Feel free to click your heels together and utter the phrase "there's no place like home" because the nightmare that was the housing bubble is firmly in the rearview mirror.

Source: Great Valley Center, Flickr.

A lot of credit must be given to the homebuilders who have tightly controlled inventory despite home prices that are up significantly from their lows. However, the bulk of the credit is likely to go to the Federal Reserve, which set a friendly monetary policy that kept lending rates at historically low levels for years, encouraging first-time homebuyers and investors to step up to the plate.

The end result has been a 12.8% jump in home prices from August 2012 to August 2013, according to the latest Case-Shiller 20-City Index.

Five states where home prices are soaring
Not only are these rising prices good for homebuyers, because at one time we saw more than one-quarter of mortgages underwater, but they continue to fuel opportunity for the homebuilding sector... if the homebuilder hits the right price points and is operating in a hot region, that is! Here at five states that, according to Barchart's Housing Price Index, are seeing housing prices grow faster than anywhere else in the U.S. Which homebuilders could be poised to take advantage of this recent price surge?

Here are the five states where home prices are rising the fastest: 

State

Average Year-Over-Year Home Price Increase

Nevada

14.27%

Arizona

14.25%

California

11.20%

North Dakota

8.76%

Florida

8.29%

Source: Barchart.

Obviously, there's a blatant observation to make right off the bat: States that were hit hardest during the housing bubble -- Nevada, Arizona, California, and Florida -- have also been the quickest to rebound. This could very well lead to some emotional overreaction by homebuyers to the upside, but it really shouldn't come as a surprise that these four states are among the top five in home price appreciation.

As for North Dakota, I can only surmise that it's seeing a sizable increase in home prices due to the oil industry boom in that region. With little in the way of available housing in the state, it appears that low supply and high demand are vaulting home prices higher.

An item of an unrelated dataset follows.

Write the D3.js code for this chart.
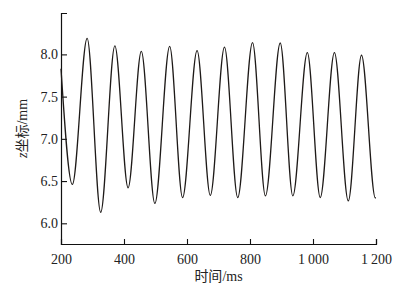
<!DOCTYPE html>
<html>
<head>
<meta charset="utf-8">
<script src="https://cdn.jsdelivr.net/npm/d3@7/dist/d3.min.js"></script>
<style>
  body { margin: 0; background: #fff; }
  svg text { font-family: "Liberation Serif", "Times New Roman", serif; }
</style>
</head>
<body>
<div id="chart"></div>
<script>
// time (ms) and z coordinate (mm) read at the turning points of the curve
var times  = [200, 236, 283, 326, 371, 413, 455, 498, 545, 586, 632, 674, 719, 761, 808, 849, 896, 936, 982, 1023, 1068, 1112, 1154, 1198, 1200];
var zValues = [7.83, 6.46, 8.19, 6.13, 8.10, 6.42, 8.035, 6.235, 8.095, 6.305, 8.045, 6.33, 8.085, 6.305, 8.14, 6.325, 8.135, 6.325, 8.02, 6.305, 8.02, 6.265, 7.99, 6.30, 6.30];
var xTicks = [200, 400, 600, 800, 1000, 1200];
var yTicks = [6.0, 6.5, 7.0, 7.5, 8.0];

var W = 405, H = 286;
var margin = {top: 13, right: 29, bottom: 42, left: 61};
var width = W - margin.left - margin.right;
var height = H - margin.top - margin.bottom;

var data = times.map((t, i) => ({t: t, z: zValues[i]}));

var svg = d3.select("#chart").append("svg")
    .attr("width", W)
    .attr("height", H)
  .append("g")
    .attr("transform", "translate(" + margin.left + "," + margin.top + ")");

var x = d3.scaleLinear().domain([200, 1200]).range([0, width]);
var y = d3.scaleLinear().domain([5.755, 8.49]).range([height, 0]);

var fmtX = d => d >= 1000 ? Math.floor(d / 1000) + "\u2009" + d3.format("03d")(d % 1000) : d;

var xAxis = svg.append("g")
    .attr("transform", "translate(0," + height + ")")
    .call(d3.axisBottom(x).tickValues(xTicks).tickSize(-5).tickPadding(10).tickFormat(fmtX));

var yAxis = svg.append("g")
    .call(d3.axisLeft(y).tickValues(yTicks).tickSize(-6).tickPadding(3).tickFormat(d3.format(".1f")));

[xAxis, yAxis].forEach(a => {
  a.select(".domain").attr("stroke", "#111").attr("stroke-width", 1.2);
  a.selectAll(".tick line").attr("stroke", "#111").attr("stroke-width", 1.1);
  a.selectAll(".tick text").attr("fill", "#222").style("font-size", "14px");
});
xAxis.selectAll(".tick").filter(d => d === 200).select("line").remove();

svg.append("path")
    .datum(data)
    .attr("fill", "none")
    .attr("stroke", "#1e1a18")
    .attr("stroke-width", 1.3)
    .attr("d", d3.line().x(d => x(d.t)).y(d => y(d.z)).curve(d3.curveMonotoneX));

svg.append("text")
    .attr("x", width / 2)
    .attr("y", height + 37)
    .attr("text-anchor", "middle")
    .attr("fill", "#222")
    .style("font-size", "14px")
    .html('<tspan style="font-family:\'Noto Sans CJK SC\'">时间</tspan>/ms');

svg.append("text")
    .attr("transform", "translate(-34," + (height / 2) + ") rotate(-90)")
    .attr("text-anchor", "middle")
    .attr("fill", "#222")
    .style("font-size", "14px")
    .html('<tspan font-style="italic">z</tspan><tspan style="font-family:\'Noto Sans CJK SC\'">坐标</tspan>/mm');
</script>
</body>
</html>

Another overlooked factor in this recent housing rally is that the count of investors as a percentage of buyers is creeping higher. The sheer number of all-cash investment purchases has been on the rise since the housing bubble hit, with data from DataQuick showing that all-cash transaction rose from roughly 13% of all transaction in 2007 to 33% of all transactions as of December 2011. You can attribute investors being more cautious with their purchases for the increased cash usage if you'd like, but I see it as all the more reason in many of these southwestern states for prices to be chugging higher.

Source: Bakoko, Flickr.

Which homebuilders will benefit?
I doubt you'll find a homebuilder that would benefit from the above statistics more than Lennar (LEN 0.40%). Lennar is already leading the sector in homebuilding margin at 24.9%, and its focus is primarily on water-bordering or warmer climate states. Lennar builds homes in Arizona, Nevada, California, Washington (which exhibited nearly 6% year-over-year growth), as well as Florida and a number of other states in the Southeast and Chesapeake Bay regions. These regions allowed Lennar to deliver a 12.8% increase in average sales price of homes during its third quarter, to $291,000 from $258,000. As long as these states continue to see prices rise above the national average, Lennar will have little trouble boosting its margin.

Another name to remember would be the nation's largest homebuilder, D.R. Horton (DHI 0.10%) which sort of wins by default since it has much of the country blanketed with its communities. Like Lennar, D.R. Horton offers homes for sales in the majority of coastal and warmer states, and is really only missing a presence in the Northeast and north-central Midwest (including North Dakota). For the third quarter, D.R. Horton reported a 340-basis-point, year-over-year increase in homebuilding gross margin to 21.4%, while its average home sale price increased by 15% to $268,000. Obviously a cheaper home has more room to the upside, but this report was equally as exciting as Lennar's.

Finally, if you want a company with a bit more risk and reward potential, I'd consider looking into MDC Holdings (MDC 0.05%) which, not to sound like a broken record here, operates out of Nevada, Arizona, California, and Florida as well, in addition to a few other large metro areas around the country. MDC has been relatively conservative with its home construction efforts since the recession, choosing instead to gobble up land and wait for the right time to build. MDC's gross homebuilding margin was 18.1% in the third quarter (which is actually a disappointment since it was flat from the sequential quarter), while average home sale prices jumped 12% to $345,000. With MDC you're going to get a higher price point home which will make it a bit more vulnerable if home sales begin to taper off; but you also get a trustworthy management team that understands how to manage inventory and does what it can to improve shareholder returns through dividends.